Editor’s note: Investor and entrepreneur David Gardner is founder of Cofounders Capital in Cary and is a regular contributor to WRAL TechWire.

CARY – I have received many emails after my latest article on bad advice for entrepreneurs. Mostly it was from entrepreneurs sharing with me some of the bad advice they had received over the years.  It seems that at least one more bad advice article is in order.

Bad advice

  1. Your first round should be from friends and family.

No!   The problem with getting money from friends and family is that it is just too easy to get.

David Gardner, General Partner, Cofounderes Capital. Cofounders photo.

Most often, these are not sophisticated investors that will give you critical feedback but rather those who just believe in you and want to support whatever you are doing at face value.  I encourage entrepreneurs to go after smart money i.e. those who will tell you “no” anyway. Entrepreneurs rarely get their model right the first time.

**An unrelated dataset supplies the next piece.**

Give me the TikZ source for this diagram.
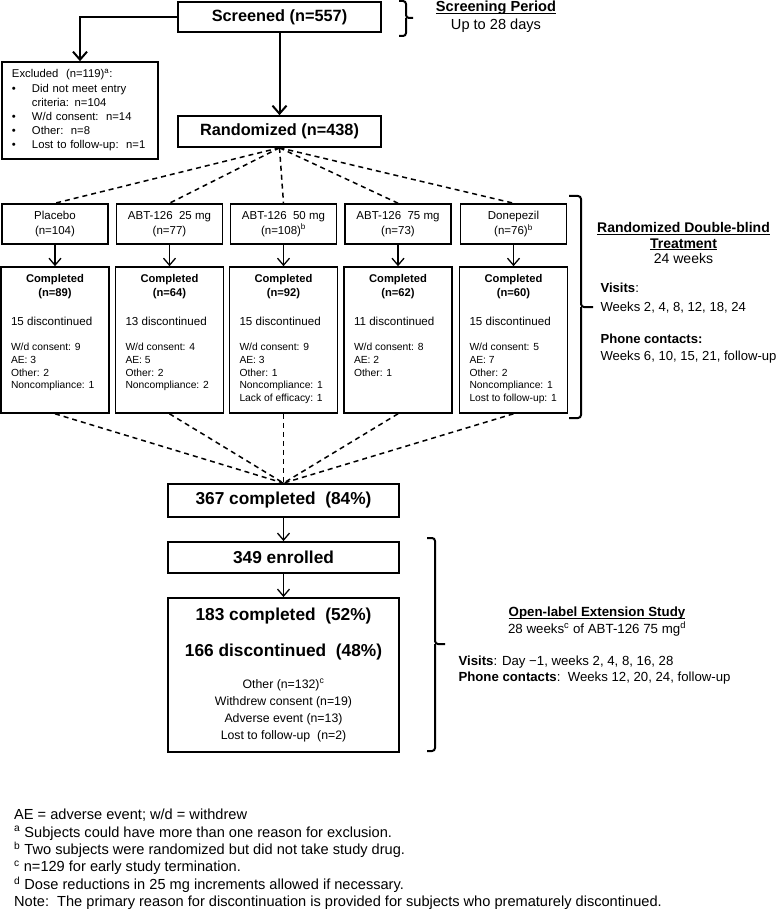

Most successful entrepreneurs will tell you that they had to pivot, monetize differently or even sell to a totally different market before things started to take off.

A sophisticated investor will help you think through the fundamentals of your business and avoid a lot of lost time, money and equity.   I’ve said many times, when parting with equity you should always get more than money.   Fund raising should not be viewed as a problem but rather an opportunity to align the right people with your success.

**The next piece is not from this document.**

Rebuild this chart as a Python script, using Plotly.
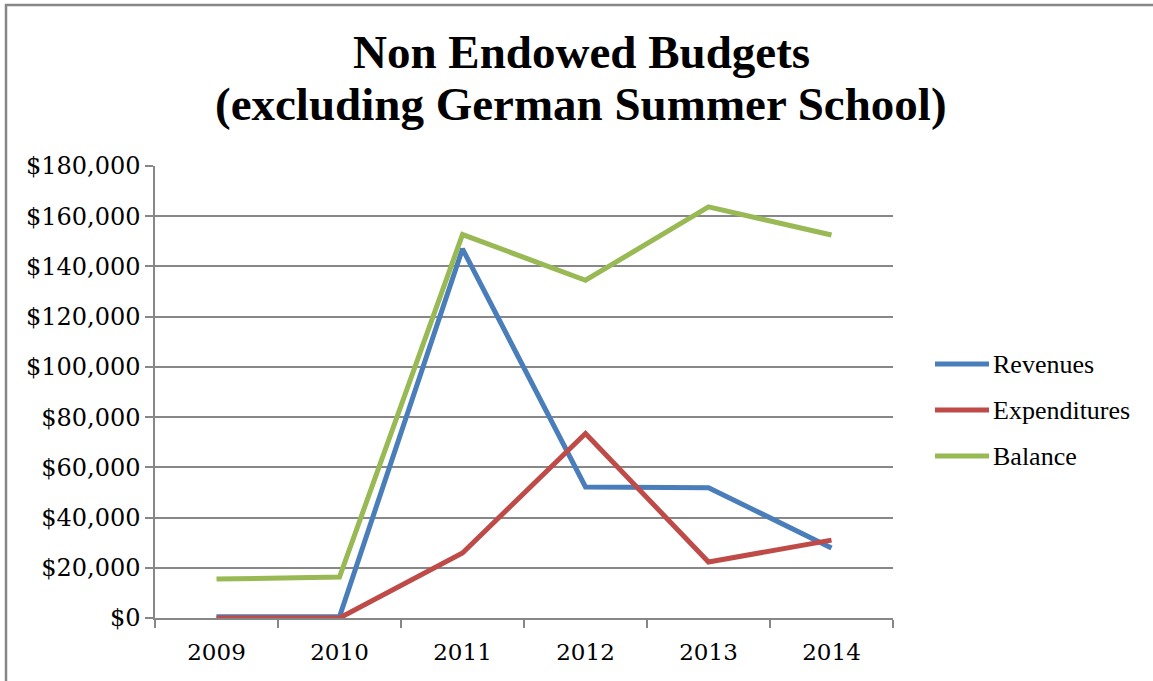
import plotly.graph_objects as go

# Fiscal years and budget figures (USD)
years = ["2009", "2010", "2011", "2012", "2013", "2014"]
revenues = [500, 500, 147000, 52200, 51900, 27900]
expenditures = [0, 0, 25900, 73500, 22300, 31000]
balance = [15500, 16300, 152700, 134500, 163700, 152500]

series_names = ["Revenues", "Expenditures", "Balance"]
series_values = [revenues, expenditures, balance]
series_colors = ["#4A7EBB", "#BE4B48", "#98B954"]

GRID = "#878787"
TITLE_FONT = "Liberation Serif"
TICK_FONT = "DejaVu Serif"

# plot-area geometry in pixels
L, R, T, B = 155, 893, 166, 618
W, H = R - L, B - T


def px_x(p):
    return (p - L) / W


def px_y(p):
    return (B - p) / H


fig = go.Figure()
for name, vals, col in zip(series_names, series_values, series_colors):
    fig.add_trace(go.Scatter(
        x=years, y=vals, name=name, mode="lines",
        line=dict(color=col, width=5),
        showlegend=False,
    ))

fig.update_layout(
    width=1153, height=681,
    margin=dict(l=L, r=1153 - R, t=T, b=681 - B),
    paper_bgcolor="white", plot_bgcolor="white",
    showlegend=False,
)

fig.update_xaxes(
    type="category", range=[-0.5, 5.5],
    tickson="boundaries", ticks="outside", ticklen=8, tickwidth=1.5, tickcolor=GRID,
    ticklabelstandoff=13,
    showline=True, linecolor=GRID, linewidth=1.5,
    showgrid=False, zeroline=False,
    tickfont=dict(family=TICK_FONT, size=23, color="black"),
)
fig.update_yaxes(
    range=[0, 180000], dtick=20000, tick0=0,
    tickprefix="$", tickformat=",d",
    ticks="outside", ticklen=8, tickwidth=1.5, tickcolor=GRID,
    showline=True, linecolor=GRID, linewidth=1.5,
    showgrid=True, gridcolor=GRID, gridwidth=1.5,
    zeroline=False,
    tickfont=dict(family=TICK_FONT, size=24, color="black"),
)

# Two-line chart title
for text, yc in [("Non Endowed Budgets", 52), ("(excluding German Summer School)", 104)]:
    fig.add_annotation(
        text=f"<b>{text}</b>", xref="paper", yref="paper",
        x=px_x(581), y=px_y(yc), xanchor="center", yanchor="middle",
        showarrow=False,
        font=dict(family=TITLE_FONT, size=47, color="black"),
    )

# Legend: line swatch + label for each series
for i, (name, col) in enumerate(zip(series_names, series_colors)):
    yc = 364 + 46 * i
    fig.add_shape(type="line", xref="paper", yref="paper",
                  x0=px_x(935), x1=px_x(989), y0=px_y(yc), y1=px_y(yc),
                  line=dict(color=col, width=5))
    fig.add_annotation(
        text=name, xref="paper", yref="paper",
        x=px_x(991), y=px_y(yc), xanchor="left", yanchor="middle",
        showarrow=False,
        font=dict(family=TITLE_FONT, size=26, color="black"),
    )

# Chart frame (top and left edges visible)
fig.add_shape(type="rect", xref="paper", yref="paper",
              x0=px_x(6), x1=px_x(1160), y0=px_y(690), y1=px_y(5),
              line=dict(color=GRID, width=2.5), layer="below")

fig.write_html("out.html")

It’s great to have friends and family that believe in you but generally they are not the best place to raise your seed round.  In fact, if you can’t find sophisticated investors who like what you are doing then you might want to seriously rethink your venture.

As an entrepreneur, I grew to like hearing investors tell me “no”.  I would respond, “That’s great now please tell me why.”  It’s all about the “why.”. This iterative process is what shapes and forges a great venture.

Short cut it at your own peril.

The other big problem with F&F money is that these folks are often not emotionally prepared for the ups, downs and losses associated with early stage investing.   They often invest money they can’t afford to lose, or they anticipate getting their money back in an unrealistic time frame.

Sophisticated investors know that they will often lose money on a good plan even after very careful due diligence.    They don’t like it, but they typically aren’t going to hate or disown you over it.   It was Warren Buffet who was once asked if losing his money was the worse feeling in the world to which he responded, “No… losing a friend or family member’s money is far worse.”

  1. Avoid creating a board for as long as possible.

We often hear entrepreneurs tell us that they have been “advised” (sometimes by their attorneys) to raise initial money on a convertible note or other structure to avoid having to form a board, have governances or deal with investor rights.

As an entrepreneur with seven of my own startups behind me, I always wanted a board of directors from day one.   Besides having trusted advisors, I liked the credibility and weight that the board gave to my decisions.  This was especially true in areas where I was obviously conflicted, such as, setting my own salary.

I often asked my board to vote on high-risk decisions even if those decisions did not require board approval because if things went bad and people lost money, I liked the protection of knowing several reputable people were consulted and with the information at hand, supported with my choice.  Having a board discussion in the minutes indicates that major decisions were not made in a knee-jerk manner or in a vacuum.

I would seek advice from my board frequently asking, “What am I missing here” or “Help me see this from a different perspective.”

A well-managed board protects the entrepreneur from law suits and appearance-of-evil criticisms.  As entrepreneurs look to future rounds of funding, a well-functioning board communicates to potential investors a desire to socialize and discuss major decisions.  Setting regular board meeting creates a cadence of accountability needed in an early-stage startup environment.

  1. Your first step in starting a business is to create a legal entity.

Wrong.    That’s your last step.

A legal entity in necessary when you need a vehicle for taking investment dollars, establishing a stock option pool, paying taxes, etc.    The things listed are not something that you need when going through the process of figuring out if you have a viable venture or not.

Entrepreneurs often think that the trappings of business are the business.   They focus on creating logos for business cards, office space and running up legal bills.   These things are not the business.

They are administrative check boxes.   The heart of the business is your value propositions and the assumptions your model is based upon.    Validating these assumptions is what the startup process is all about so focus your time and money on that and not the administrative stuff that you may never need anyway if things don’t pan out.